How do you survive in a remote, mountainous region that
has no water or wind and sometimes goes without sunlight for
weeks?
This
is not the premise for a survivalist reality show; it's a
question NASA must answer before sending humans to live and
work on the moon.
Within the next twenty years, people again will explore the
vast lunar terrain. This time, we're going to build a
permanent outpost where we will conduct scientific research,
learn to live off the land, and test new technologies for
future missions to Mars and beyond.
During the day, solar arrays will generate electricity for
habitats, life support systems, rovers, communications
systems and other equipment. But lunar nights last up to 334
hours in some places. Even at the moon's south pole, the sun
never rises high. Mountains and hills block sunlight from
reaching the surface, and night bathes the moon in total
darkness for more than 100 hours.
NASA's Glenn Research Center in Cleveland is leading an
effort to develop systems that could store energy for use
during the long, frigid lunar nights. The solution may be a
fuel cell system that originally was designed for a
high-altitude solar-electric airplane.
In 2005, Electrical Engineer David Bents and his team at
Glenn demonstrated the first and only fully closed-loop,
regenerative fuel cell ever operated. Though the technology
never was implemented on the airplane, Glenn engineers are
gleaning valuable information from the project as they
design a next-generation regenerative fuel cell for the
moon.
How It Works:
A
typical hydrogen fuel cell combines hydrogen from a tank and
oxygen from the air to produce electricity, leaving water
and heat as its only byproducts. A regenerative fuel cell
also works in reverse, using electricity to divide the water
into hydrogen and oxygen, which are fed back into the fuel
cell to produce more electricity.
"What makes our regenerative fuel cell unique is that it's
closed loop and completely sealed," Bents said. "Nothing
goes in and nothing comes out, other than electrical power
and waste heat. The hydrogen, oxygen and product water
inside are simply recycled over and over again."

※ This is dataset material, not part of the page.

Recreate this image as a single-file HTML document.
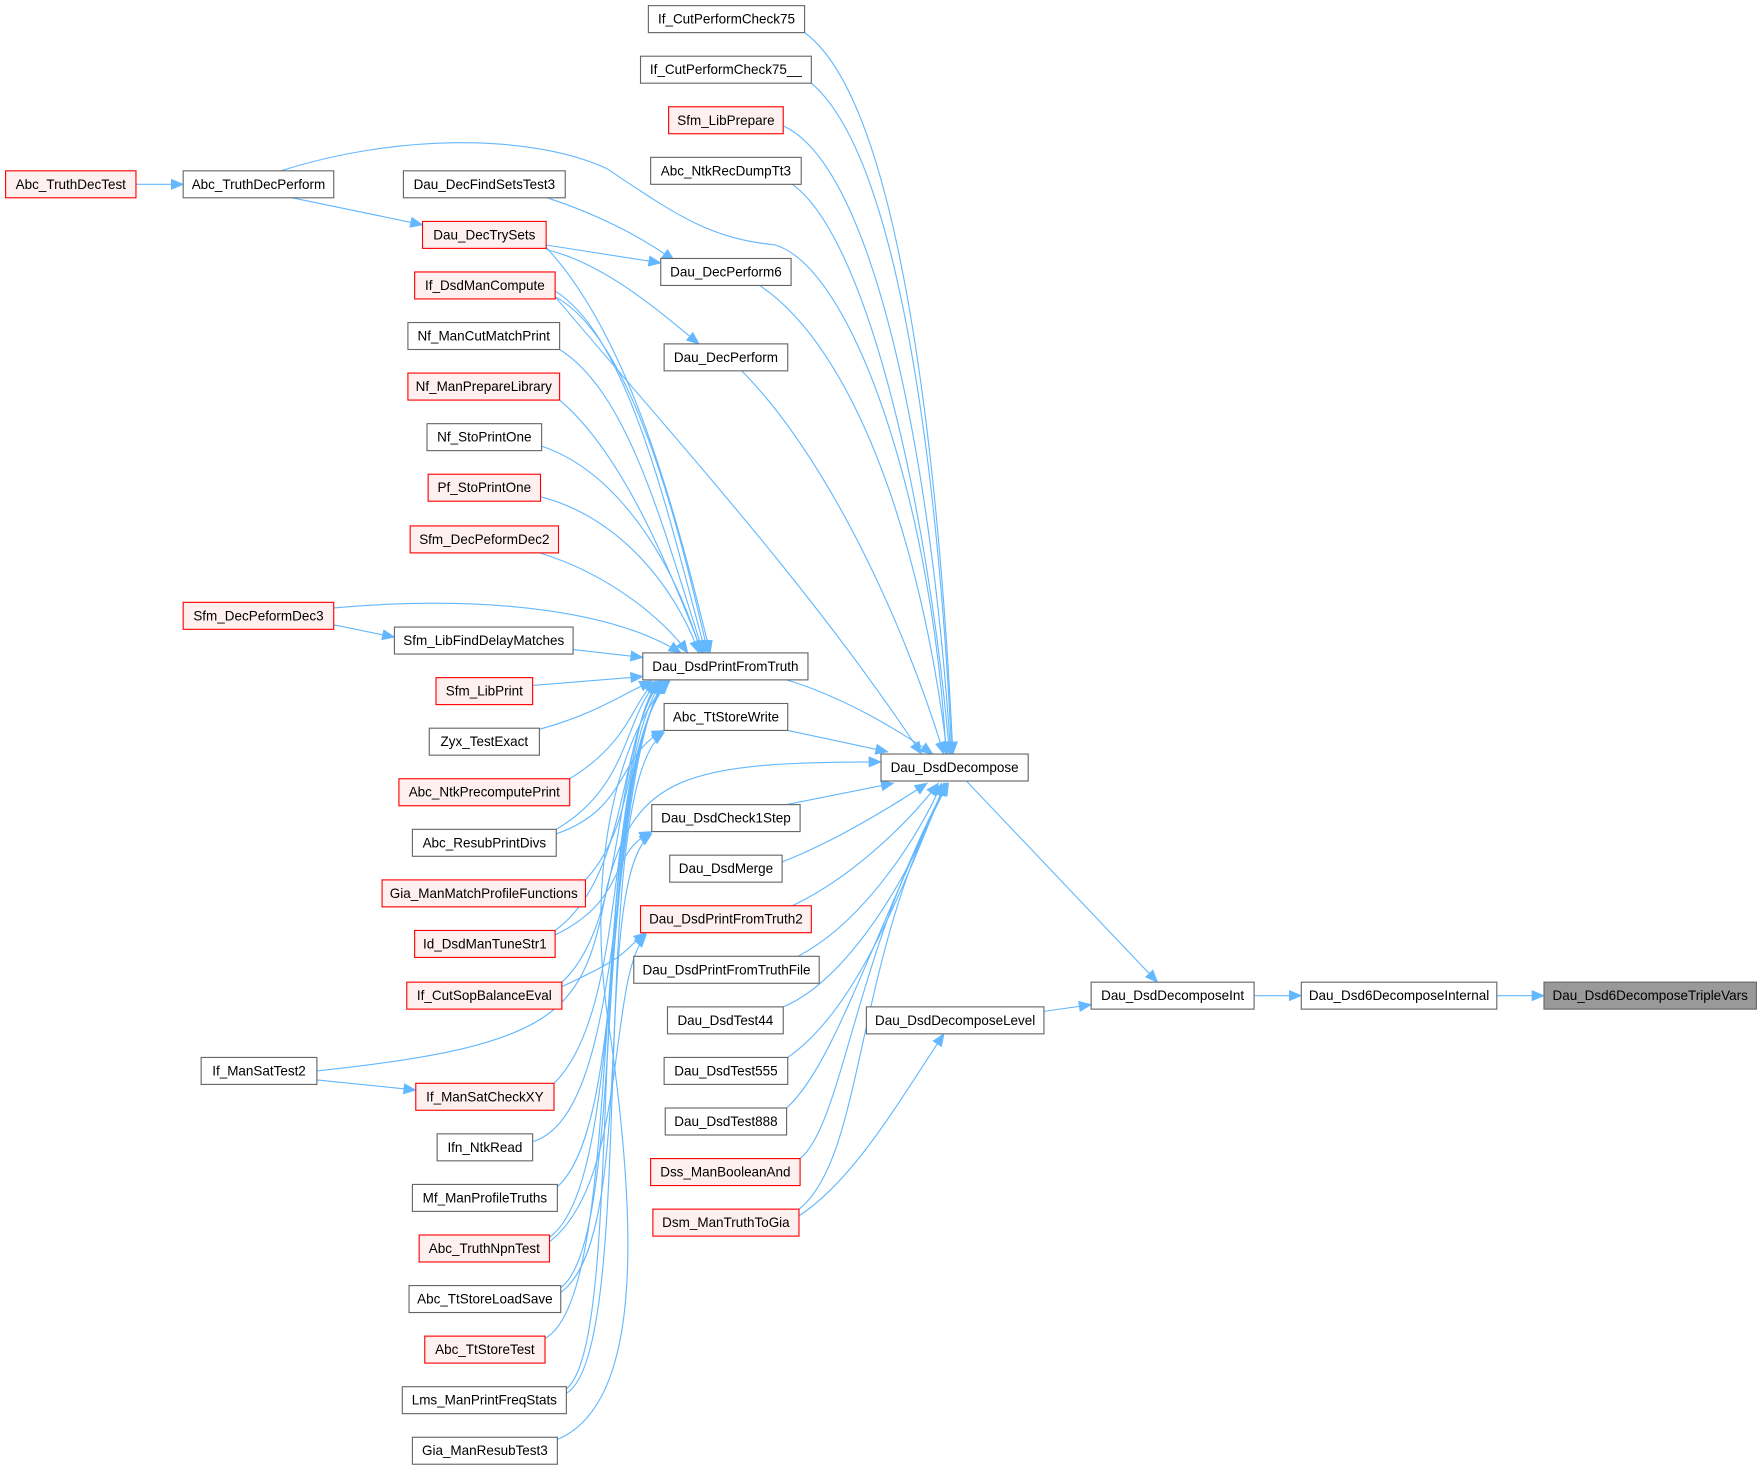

In other words, instead of using oxygen from the air like
other regenerative fuel cells, the closed-loop system
re-uses the oxygen extracted from the water. That makes it
ideal for use on the moon, where there is no oxygen.
"On the moon, you would start with a tank of water. You'd
use the solar arrays to make hydrogen and oxygen during the
day, then use the hydrogen and oxygen to make electricity
during the night when there's no sun," said Bents. "Ideally,
if nothing broke and nothing wore out, it could run forever
without being refueled."
The system is very similar to a rechargeable battery, but it
can store four to six times more energy than a battery of
the same weight.
An Energy Storage Milestone
In the summer of 2005, Glenn demonstrated the first fully
closed-loop regenerative fuel cell ever operated. It
completed five continuous day and night cycles. That's
nowhere near forever, but at the end of the demonstration,
it had not leaked and was capable of running at least one
more cycle.
Those
five days of operation were the result of several years of
hard work. The team's diligence paid off by proving a
regenerative fuel cell's potential as an energy storage
device for aerospace solar power systems.
Since the demonstration in 2005, the team has modified and
upgraded much of the software, circuitry and hardware to
make the system run more reliably.
The lessons they learned and information they gathered in
the process will be invaluable to Glenn's Energy Storage
Project Office when it develops a prototype system to work
in the harsh lunar environment.
"Even though it was originally designed for an airplane, the
system has given us a leg up," said Ann Over, chief of
Glenn's Advanced Capabilities Project Office. "The knowledge
we gained will feed directly into our lunar regenerative
fuel cell technology program."
Glenn plans to begin work in 2008 on a prototype
regenerative fuel cell system for the lunar outpost.